The Review, our Aaron Sibarium reports, “retaliated against a student editor for allegedly leaking documents … and demanded, as part of the journal’s disciplinary process, that he request their destruction.” Those actions came as the journal “was under a document retention order” from the feds. As a result, they “verged on witness intimidation and could get the law review in even deeper trouble with the government,” attorneys told Sibarium.
“What do they call it when a criminal tries to intimidate the witness?” said Jason Torchinsky, a former official in the Justice Department’s civil rights division. “If you know someone is a witness in a federal investigation, and you try to intimidate them into stopping cooperation with the government, that in itself is its own offense.”
Band-aid over a bullet hole: Racial discrimination isn’t the only problem plaguing Harvard. There’s also the issue of pervasive anti-Semitism and anti-Israel bias on its campus—something the school pledged to combat in part by hiring a Professor in Residence in Modern Jewish Studies at its Divinity School. That professor, Harvard announced on Wednesday, is self-proclaimed “counter-Zionist” Shaul Magid.

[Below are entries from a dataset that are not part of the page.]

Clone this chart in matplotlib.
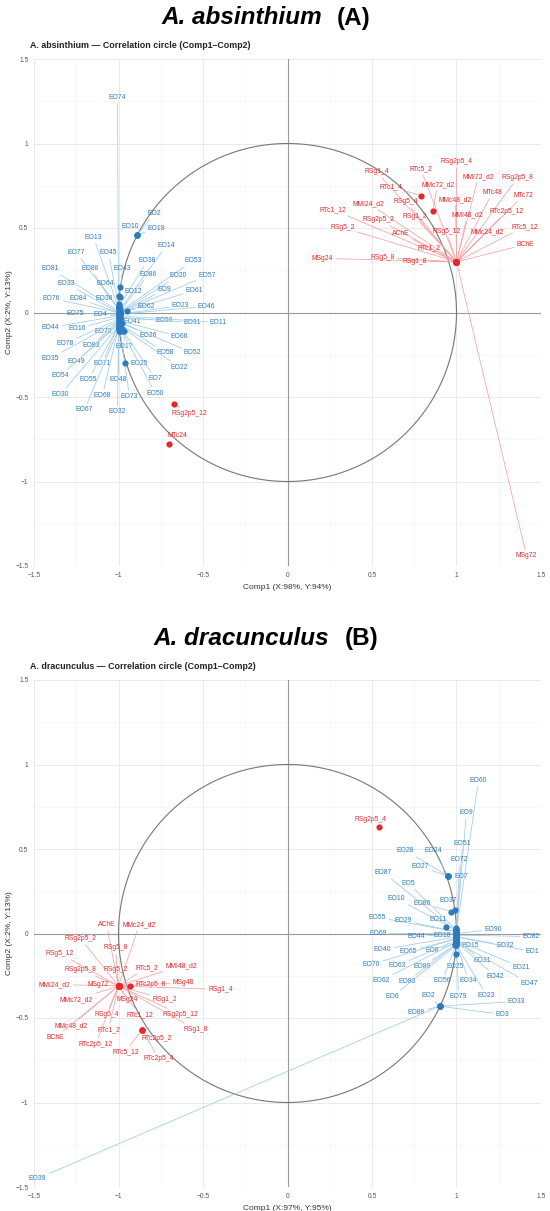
import numpy as np
import matplotlib
matplotlib.use("Agg")
import matplotlib.pyplot as plt

plt.rcParams["font.family"] = ["Liberation Sans", "DejaVu Sans"]

# ---------------- A. absinthium ----------------
abs_eo_names = ["EO74", "EO2", "EO19", "EO10", "EO14", "EO13", "EO77", "EO45", "EO38", "EO53",
                "EO81", "EO88", "EO43", "EO86", "EO20", "EO57", "EO33", "EO64", "EO12", "EO9",
                "EO61", "EO76", "EO84", "EO36", "EO62", "EO23", "EO46", "EO75", "EO4", "EO41",
                "EO59", "EO91", "EO11", "EO44", "EO16", "EO72", "EO26", "EO66", "EO78", "EO83",
                "EO17", "EO58", "EO52", "EO35", "EO49", "EO71", "EO25", "EO22", "EO54", "EO55",
                "EO48", "EO7", "EO30", "EO68", "EO73", "EO50", "EO67", "EO32"]
abs_eo_x = [-1.00, -0.89, -0.89, -0.89, -0.99, -1.00, -1.00, -1.00, -1.00, -1.00,
            -1.00, -1.00, -1.00, -0.99, -0.99, -0.99, -1.00, -0.99, -0.99, -0.99,
            -0.99, -1.00, -1.00, -1.00, -0.95, -0.99, -0.99, -1.00, -1.00, -0.99,
            -0.99, -0.99, -0.99, -1.00, -1.00, -0.99, -0.98, -0.99, -1.00, -1.00,
            -0.97, -0.99, -0.99, -1.00, -1.00, -1.00, -0.96, -0.99, -1.00, -1.00,
            -1.00, -0.98, -1.00, -1.00, -0.99, -0.98, -1.00, -1.00]
abs_eo_y = [0.05, 0.46, 0.46, 0.46, 0.02, 0.03, 0.02, 0.04, 0.03, 0.00,
            0.01, 0.02, 0.03, 0.01, 0.00, 0.00, 0.00, 0.15, 0.09, 0.00,
            0.00, 0.00, 0.00, 0.10, 0.01, -0.01, -0.01, -0.01, -0.02, -0.04,
            -0.03, -0.03, -0.02, -0.02, -0.03, -0.11, -0.06, -0.05, -0.04, -0.05,
            -0.11, -0.07, -0.06, -0.05, -0.06, -0.07, -0.30, -0.08, -0.07, -0.08,
            -0.09, -0.10, -0.08, -0.09, -0.11, -0.11, -0.10, -0.11]

abs_bio_names = ["RSg2p5_4", "RSg1_4", "RTc5_2", "MMI72_d2", "RSg2p5_8", "RTc1_4", "MMc72_d2",
                 "MTc48", "MTc72", "MMc48_d2", "RSg5_4", "MMI24_d2", "RTc1_12", "RSg1_2",
                 "MMI48_d2", "RTc2p5_12", "RSg2p5_2", "RSg5_2", "AChE", "RSg5_12", "MMc24_d2",
                 "RTc5_12", "RTc1_2", "BChE", "MSg24", "RSg5_8", "RSg1_8", "MSg72",
                 "RSg2p5_12", "MTc24"]
abs_bio_x = [1.00, 1.00, 1.00, 1.00, 1.00, 0.79, 0.86,
             1.00, 1.00, 1.00, 1.00, 1.00, 1.00, 1.00,
             1.00, 1.00, 1.00, 1.00, 1.00, 1.00, 1.00,
             1.00, 1.00, 1.00, 1.00, 1.00, 1.00, 1.00,
             -0.67, -0.70]
abs_bio_y = [0.30, 0.30, 0.30, 0.30, 0.30, 0.69, 0.60,
             0.30, 0.30, 0.30, 0.30, 0.30, 0.30, 0.30,
             0.30, 0.30, 0.30, 0.30, 0.30, 0.30, 0.30,
             0.30, 0.30, 0.30, 0.30, 0.30, 0.30, 0.30,
             -0.54, -0.78]

# label placement (repelled text positions)
abs_eo_lab = [(-1.006, 1.272), (-0.787, 0.586), (-0.775, 0.497), (-0.929, 0.509), (-0.716, 0.396),
              (-1.148, 0.444), (-1.249, 0.355), (-1.059, 0.355), (-0.828, 0.308), (-0.556, 0.308),
              (-1.402, 0.260), (-1.166, 0.260), (-0.976, 0.260), (-0.822, 0.225), (-0.645, 0.219),
              (-0.473, 0.219), (-1.308, 0.172), (-1.077, 0.172), (-0.911, 0.124), (-0.728, 0.136),
              (-0.550, 0.130), (-1.396, 0.083), (-1.237, 0.083), (-1.083, 0.083), (-0.834, 0.036),
              (-0.633, 0.041), (-0.479, 0.036), (-1.254, -0.006), (-1.107, -0.012), (-0.917, -0.053),
              (-0.728, -0.047), (-0.562, -0.059), (-0.408, -0.059), (-1.402, -0.089), (-1.243, -0.095),
              (-1.089, -0.112), (-0.822, -0.136), (-0.639, -0.142), (-1.314, -0.183), (-1.160, -0.195),
              (-0.964, -0.201), (-0.722, -0.237), (-0.562, -0.237), (-1.402, -0.272), (-1.249, -0.290),
              (-1.095, -0.302), (-0.876, -0.302), (-0.639, -0.325), (-1.343, -0.373), (-1.178, -0.396),
              (-1.000, -0.396), (-0.781, -0.391), (-1.343, -0.485), (-1.095, -0.491), (-0.935, -0.497),
              (-0.781, -0.479), (-1.201, -0.574), (-1.006, -0.586)]
abs_bio_lab = [(1.000, 0.893), (0.527, 0.834), (0.787, 0.852), (1.130, 0.805), (1.361, 0.799),
               (0.615, 0.746), (0.888, 0.757), (1.213, 0.710), (1.396, 0.692), (0.994, 0.669),
               (0.698, 0.657), (0.479, 0.645), (0.266, 0.609), (0.751, 0.568), (1.065, 0.580),
               (1.296, 0.598), (0.538, 0.550), (0.325, 0.503), (0.669, 0.467), (0.941, 0.479),
               (1.183, 0.479), (1.402, 0.509), (0.834, 0.385), (1.408, 0.402), (0.207, 0.320),
               (0.562, 0.325), (0.751, 0.302), (1.414, -1.438), (-0.580, -0.598), (-0.651, -0.728)]

# ---------------- A. dracunculus ----------------
dra_eo_names = ["EO60", "EO9", "EO51", "EO28", "EO24", "EO72", "EO27", "EO87", "EO7", "EO5",
                "EO10", "EO86", "EO37", "EO55", "EO29", "EO11", "EO69", "EO44", "EO18", "EO90",
                "EO82", "EO15", "EO32", "EO1", "EO40", "EO65", "EO8", "EO31", "EO21", "EO70",
                "EO63", "EO89", "EO25", "EO42", "EO47", "EO62", "EO80", "EO56", "EO34", "EO6",
                "EO2", "EO79", "EO23", "EO33", "EO88", "EO3", "EO39"]
dra_eo_x = [1.00, 1.00, 1.00, 0.95, 0.95, 1.00, 0.95, 1.00, 0.95, 1.00,
            1.00, 0.97, 0.99, 1.00, 1.00, 0.94, 1.00, 1.00, 1.00, 1.00,
            1.00, 1.00, 1.00, 1.00, 1.00, 1.00, 0.99, 1.00, 1.00, 1.00,
            1.00, 0.99, 1.00, 1.00, 1.00, 1.00, 1.00, 1.00, 1.00, 1.00,
            0.90, 1.00, 1.00, 0.90, 0.90, 0.90, 0.90]
dra_eo_y = [0.02, 0.02, 0.03, 0.34, 0.34, 0.02, 0.34, 0.01, 0.34, 0.02,
            0.02, 0.13, 0.14, 0.01, 0.01, 0.04, 0.00, 0.00, -0.01, 0.00,
            -0.01, -0.03, -0.02, -0.02, -0.02, -0.03, -0.06, -0.04, -0.04, -0.03,
            -0.04, -0.07, -0.12, -0.05, -0.05, -0.05, -0.06, -0.06, -0.06, -0.07,
            -0.43, -0.07, -0.07, -0.43, -0.43, -0.43, -0.43]

dra_bio_names = ["AChE", "MMc24_d2", "RSg2p5_2", "RSg5_8", "RSg5_12", "RTc5_2", "MMI48_d2",
                 "RSg2p5_8", "RSg5_2", "MSg48", "MMI24_d2", "MSg72", "RTc2p5_8", "RSg1_4",
                 "MMc72_d2", "MSg24", "RSg1_2", "RSg5_4", "RTc1_12", "RSg2p5_12", "MMc48_d2",
                 "RTc1_2", "RSg1_8", "BChE", "RTc2p5_2", "RTc2p5_12", "RTc5_12", "RTc2p5_4",
                 "RSg2p5_4"]
dra_bio_x = [-1.00, -1.00, -1.00, -1.00, -1.00, -1.00, -1.00,
             -1.00, -1.00, -1.00, -1.00, -1.00, -0.93, -1.00,
             -1.00, -1.00, -1.00, -1.00, -1.00, -1.00, -1.00,
             -1.00, -1.00, -1.00, -0.86, -1.00, -0.86, -0.86,
             0.54]
dra_bio_y = [-0.31, -0.31, -0.31, -0.31, -0.31, -0.31, -0.31,
             -0.31, -0.31, -0.31, -0.31, -0.31, -0.31, -0.31,
             -0.31, -0.31, -0.31, -0.31, -0.31, -0.31, -0.31,
             -0.31, -0.31, -0.31, -0.57, -0.31, -0.57, -0.57,
             0.63]

dra_eo_lab = [(1.130, 0.905), (1.059, 0.716), (1.036, 0.533), (0.698, 0.491), (0.864, 0.491),
              (1.018, 0.438), (0.787, 0.396), (0.568, 0.361), (1.030, 0.337), (0.716, 0.296),
              (0.645, 0.207), (0.799, 0.178), (0.953, 0.195), (0.533, 0.095), (0.686, 0.077),
              (0.893, 0.083), (0.538, 0.000), (0.763, -0.018), (0.917, -0.012), (1.219, 0.024),
              (1.444, -0.018), (1.083, -0.071), (1.290, -0.071), (1.450, -0.107), (0.562, -0.095),
              (0.716, -0.107), (0.858, -0.101), (1.154, -0.160), (1.385, -0.201), (0.497, -0.183),
              (0.651, -0.189), (0.799, -0.195), (0.994, -0.195), (1.231, -0.254), (1.432, -0.296),
              (0.556, -0.278), (0.710, -0.284), (0.917, -0.278), (1.071, -0.278), (0.621, -0.373),
              (0.834, -0.367), (1.012, -0.373), (1.178, -0.367), (1.355, -0.402), (0.763, -0.467),
              (1.272, -0.479), (-1.479, -1.450)]
dra_bio_lab = [(-1.071, 0.053), (-0.876, 0.053), (-1.225, -0.030), (-1.018, -0.083), (-1.349, -0.118),
               (-0.834, -0.201), (-0.627, -0.189), (-1.225, -0.213), (-1.018, -0.213), (-0.615, -0.290),
               (-1.379, -0.302), (-1.118, -0.302), (-0.811, -0.302), (-0.396, -0.331), (-1.249, -0.391),
               (-0.947, -0.391), (-0.728, -0.391), (-1.071, -0.479), (-0.876, -0.479), (-0.633, -0.479),
               (-1.278, -0.544), (-1.059, -0.568), (-0.544, -0.568), (-1.373, -0.615), (-0.775, -0.621),
               (-1.136, -0.657), (-0.959, -0.698), (-0.763, -0.740), (0.491, 0.675)]

BLUE = "#2b7bbf"
BLUE_SEG = "#9fcbe8"
RED = "#e8272a"
RED_SEG = "#f5a3a3"
W, H = 550, 1211


def draw_panel(ax, eo, bio, subtitle, xlabel):
    ax.set_xlim(-1.5, 1.5)
    ax.set_ylim(-1.5, 1.5)
    ax.set_aspect("equal")
    for s in ax.spines.values():
        s.set_visible(False)
    ticks = [-1.5, -1, -0.5, 0, 0.5, 1, 1.5]
    ax.set_xticks(ticks)
    ax.set_yticks(ticks)
    ax.set_xticklabels(["\u22121.5", "\u22121", "\u22120.5", "0", "0.5", "1", "1.5"])
    ax.set_yticklabels(["\u22121.5", "\u22121", "\u22120.5", "0", "0.5", "1", "1.5"])
    ax.set_xticks(np.arange(-1.25, 1.5, 0.5), minor=True)
    ax.set_yticks(np.arange(-1.25, 1.5, 0.5), minor=True)
    ax.tick_params(which="both", length=0, labelsize=4.8, labelcolor="#555555", pad=4)
    ax.grid(which="major", color="#e6e6e6", lw=0.6)
    ax.grid(which="minor", color="#f2f2f2", lw=0.4)
    ax.set_axisbelow(True)
    ax.axhline(0, color="#9a9a9a", lw=0.8, zorder=1)
    ax.axvline(0, color="#9a9a9a", lw=0.8, zorder=1)
    t = np.linspace(0, 2 * np.pi, 400)
    ax.plot(np.cos(t), np.sin(t), color="#777777", lw=0.8, zorder=2)

    for (names, xs, ys, labs), col, seg in [(eo, BLUE, BLUE_SEG), (bio, RED, RED_SEG)]:
        for n, x, y, (lx, ly) in zip(names, xs, ys, labs):
            ax.annotate(n, xy=(x, y), xytext=(lx, ly), ha="center", va="center",
                        fontsize=4.9, color=col, zorder=4,
                        arrowprops=dict(arrowstyle="-", color=seg, lw=0.55,
                                        shrinkA=0, shrinkB=0))
        ax.scatter(xs, ys, s=20, color=col, zorder=5, linewidths=0)

    ax.set_xlabel(xlabel, fontsize=6, color="#333333", labelpad=4)
    ax.set_ylabel("Comp2 (X:2%, Y:13%)", fontsize=6, color="#333333", labelpad=2)
    ax.text(-0.008, 1.026, subtitle, transform=ax.transAxes, fontsize=6.4,
            fontweight="bold", color="#222222", ha="left", va="center")


fig = plt.figure(figsize=(W / 100, H / 100), dpi=100)

ax1 = fig.add_axes([34 / W, 1 - 566 / H, 507 / W, 507 / H])
draw_panel(ax1, (abs_eo_names, abs_eo_x, abs_eo_y, abs_eo_lab),
           (abs_bio_names, abs_bio_x, abs_bio_y, abs_bio_lab),
           "A. absinthium \u2014 Correlation circle (Comp1\u2013Comp2)", "Comp1 (X:98%, Y:94%)")

ax2 = fig.add_axes([34 / W, 1 - 1187 / H, 507 / W, 507 / H])
draw_panel(ax2, (dra_eo_names, dra_eo_x, dra_eo_y, dra_eo_lab),
           (dra_bio_names, dra_bio_x, dra_bio_y, dra_bio_lab),
           "A. dracunculus \u2014 Correlation circle (Comp1\u2013Comp2)", "Comp1 (X:97%, Y:95%)")

# big panel titles
fig.text(322 / W, 1 - 18 / H, "A. absinthium", fontsize=17.5, fontweight="bold",
         fontstyle="italic", ha="right", va="center")
fig.text(337 / W, 1 - 18 / H, "(A)", fontsize=17.5, fontweight="bold", ha="left", va="center")
fig.text(329 / W, 1 - 639 / H, "A. dracunculus", fontsize=17.5, fontweight="bold",
         fontstyle="italic", ha="right", va="center")
fig.text(345 / W, 1 - 639 / H, "(B)", fontsize=17.5, fontweight="bold", ha="left", va="center")

fig.savefig("out.png", dpi=100, facecolor="white")
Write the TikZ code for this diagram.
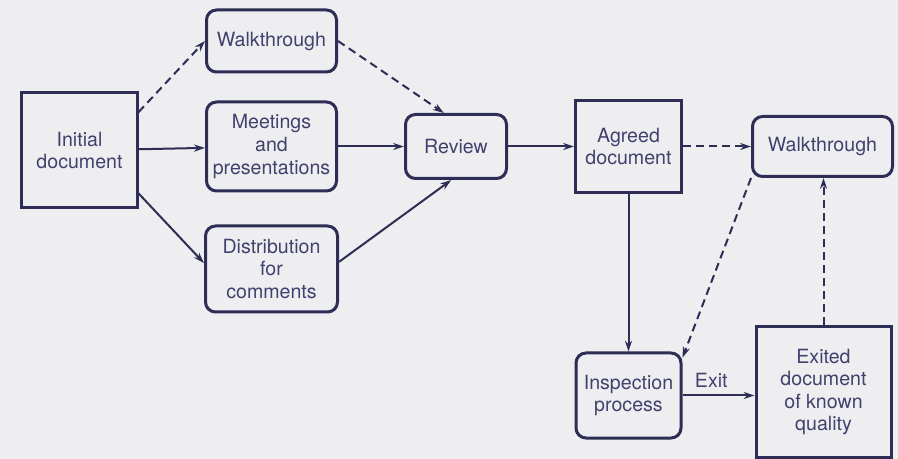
\documentclass[tikz,border=0pt]{standalone}
\usepackage{fontspec}
\setmainfont{TeX Gyre Heros}
\usetikzlibrary{arrows.meta}

\definecolor{inkline}{RGB}{45,45,85}
\definecolor{inktext}{RGB}{65,65,110}
\definecolor{paper}{RGB}{238,238,241}

\tikzset{
  box/.style={draw=inkline, line width=1.5pt, align=center, text=inktext, inner sep=1pt},
  rbox/.style={box, rounded corners=5pt},
  flow/.style={->, draw=inkline, line width=1pt},
  dflow/.style={flow, dash pattern=on 4pt off 2.5pt}
}

\begin{document}
\begin{tikzpicture}[
            > = {Stealth[length=5.5pt,width=3.6pt]}, % arrow head style
            node distance = 96pt, % distance between nodes
            font = \fontsize{9.8}{11.3}\selectfont
        ]

	% paper
	\fill[paper] (-39.75pt,75.25pt) rectangle ++(449pt,-229.5pt);

	\node[box, minimum width=57.5pt, minimum height=57.5pt] (init) {Initial\\document};
	\node[rbox, minimum width=65pt, minimum height=44.5pt] (meet) [right of=init, yshift=2pt] {Meetings\\and\\presentations};
	\node[rbox, minimum width=65pt, minimum height=31pt] (walk1) [above of=meet, node distance=52.75pt] {Walkthrough};
	\node[rbox, minimum width=66pt, minimum height=43pt] (dist) [below of=meet, node distance=61.25pt] {Distribution\\for\\comments};
	\node[rbox, minimum width=50.5pt, minimum height=32pt] (review) [right of=meet, node distance=92.25pt] {Review};
	\node[box, minimum width=53pt, minimum height=46pt] (agreed) [right of=review, node distance=86.25pt] {Agreed\\document};
	\node[rbox, minimum width=70pt, minimum height=30pt] (walk2) [right of=agreed, node distance=97pt] {Walkthrough};
	\node[rbox, minimum width=52.5pt, minimum height=42.5pt] (insp) [below of=agreed, node distance=124.5pt] {Inspection\\process};
	\node[box, minimum width=67.5pt, minimum height=65pt] (exited) [right of=insp, node distance=97.5pt, yshift=1.75pt] {Exited\\document\\of known\\quality};

	\draw[dflow] (init.33) -- (walk1.west);
	\draw[flow] (init) -- (meet);
	\draw[flow] (init.-36) -- (dist.175);
	\draw[dflow] (walk1.east) -- (review.110);
	\draw[flow] (meet) -- (review);
	\draw[flow] (dist.6) -- (review.262);
	\draw[flow] (review) -- (agreed);
	\draw[dflow] (agreed) -- (walk2);
	\draw[flow] (agreed) -- (insp);
	\draw[dflow] (walk2.south west) -- (insp.35);
	\draw[flow] (insp.east) -- node[above, pos=0.4, text=inktext] {Exit} (insp.east -| exited.west);
	\draw[dflow] (exited.north) -- (exited.north |- walk2.south);

\end{tikzpicture}
\end{document}
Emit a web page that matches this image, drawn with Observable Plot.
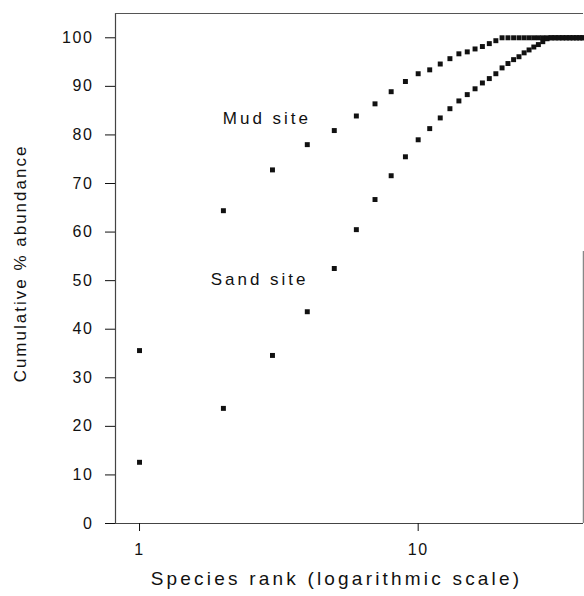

For Magid, Zionism is “unjust” and can be “set aside” along with “Manifest Destiny, colonialism, and any number of other chauvinistic and ethnocentric ideologies of the past.”
Magid’s appointment did not land well with Rabbi David Wolpe, who spent a year as a visiting scholar at Harvard’s Divinity School. Magid’s views are “very fringe” and don’t “represent anything like the mainstream view of the American Jewish community,” Wolpe told us. “He is not an answer to the problem that Harvard has with their Jewish students or with the exclusion of mainstream views.”